__TASK DETAILS__
All of the material should be reproduced exactly, with pictures left out.

__ROWS__
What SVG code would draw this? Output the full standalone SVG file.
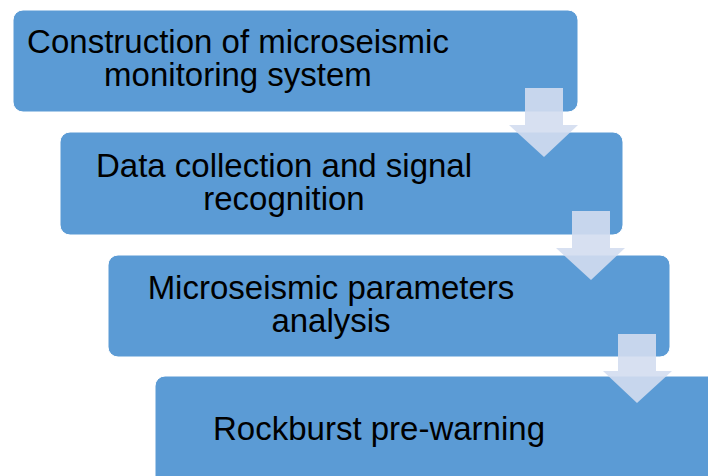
<svg xmlns="http://www.w3.org/2000/svg" width="708" height="476" viewBox="0 0 708 476">
<style>
.box{fill:#5B9BD5;stroke:#FFFFFF;stroke-width:1}
.lbl{font-family:"Liberation Sans",Arial,sans-serif;font-size:33px;fill:#000000;text-anchor:middle}
.arr{fill:#D3DDEF;fill-opacity:0.9}
</style>
<rect width="708" height="476" fill="#FFFFFF"/>
<g id="node1">
<rect class="box" x="13" y="10" width="565" height="102" rx="10"/>
<text class="lbl" x="238" y="53">Construction of microseismic</text>
<text class="lbl" x="238" y="86">monitoring system</text>
</g>
<g id="node2">
<rect class="box" x="60" y="132" width="563" height="103" rx="10"/>
<text class="lbl" x="284" y="177">Data collection and signal</text>
<text class="lbl" x="284" y="210">recognition</text>
</g>
<g id="node3">
<rect class="box" x="108" y="255" width="562" height="102" rx="10"/>
<text class="lbl" x="331" y="299">Microseismic parameters</text>
<text class="lbl" x="331" y="332">analysis</text>
</g>
<g id="node4">
<rect class="box" x="155" y="376" width="565" height="110" rx="10"/>
<text class="lbl" x="379" y="440">Rockburst pre-warning</text>
</g>
<g id="connectors">
<polygon class="arr" points="525,88 563,88 563,125 578,125 544,157 509,125 525,125"/>
<polygon class="arr" points="572,211 610,211 610,248 625,248 591,280 556,248 572,248"/>
<polygon class="arr" points="618,334 656,334 656,371 672,371 637,403 603,371 618,371"/>
</g>
</svg>
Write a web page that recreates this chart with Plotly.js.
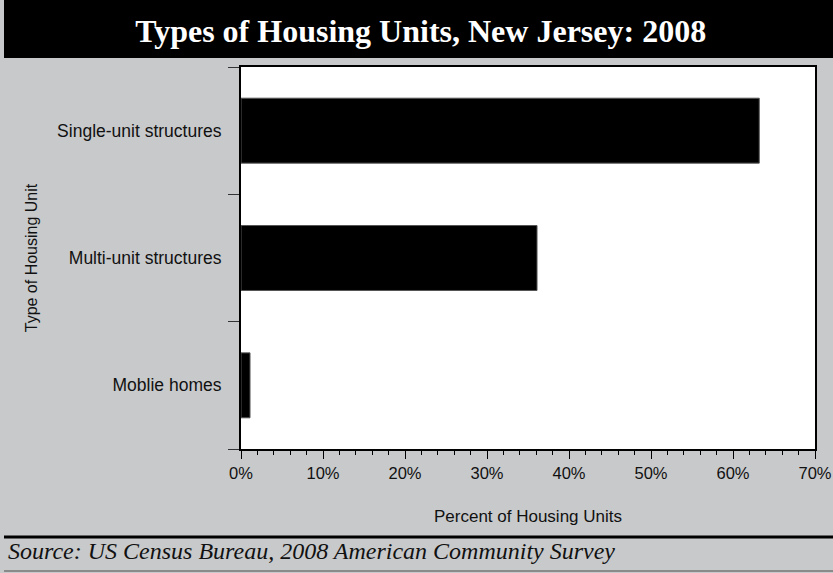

__TASK RESULT__
What SVG code would draw this? Output the full standalone SVG file.
<svg xmlns="http://www.w3.org/2000/svg" width="708" height="476" viewBox="0 0 708 476">
<style>
.box{fill:#5B9BD5;stroke:#FFFFFF;stroke-width:1}
.lbl{font-family:"Liberation Sans",Arial,sans-serif;font-size:33px;fill:#000000;text-anchor:middle}
.arr{fill:#D3DDEF;fill-opacity:0.9}
</style>
<rect width="708" height="476" fill="#FFFFFF"/>
<g id="node1">
<rect class="box" x="13" y="10" width="565" height="102" rx="10"/>
<text class="lbl" x="238" y="53">Construction of microseismic</text>
<text class="lbl" x="238" y="86">monitoring system</text>
</g>
<g id="node2">
<rect class="box" x="60" y="132" width="563" height="103" rx="10"/>
<text class="lbl" x="284" y="177">Data collection and signal</text>
<text class="lbl" x="284" y="210">recognition</text>
</g>
<g id="node3">
<rect class="box" x="108" y="255" width="562" height="102" rx="10"/>
<text class="lbl" x="331" y="299">Microseismic parameters</text>
<text class="lbl" x="331" y="332">analysis</text>
</g>
<g id="node4">
<rect class="box" x="155" y="376" width="565" height="110" rx="10"/>
<text class="lbl" x="379" y="440">Rockburst pre-warning</text>
</g>
<g id="connectors">
<polygon class="arr" points="525,88 563,88 563,125 578,125 544,157 509,125 525,125"/>
<polygon class="arr" points="572,211 610,211 610,248 625,248 591,280 556,248 572,248"/>
<polygon class="arr" points="618,334 656,334 656,371 672,371 637,403 603,371 618,371"/>
</g>
</svg>
Write a web page that recreates this chart with Plotly.js.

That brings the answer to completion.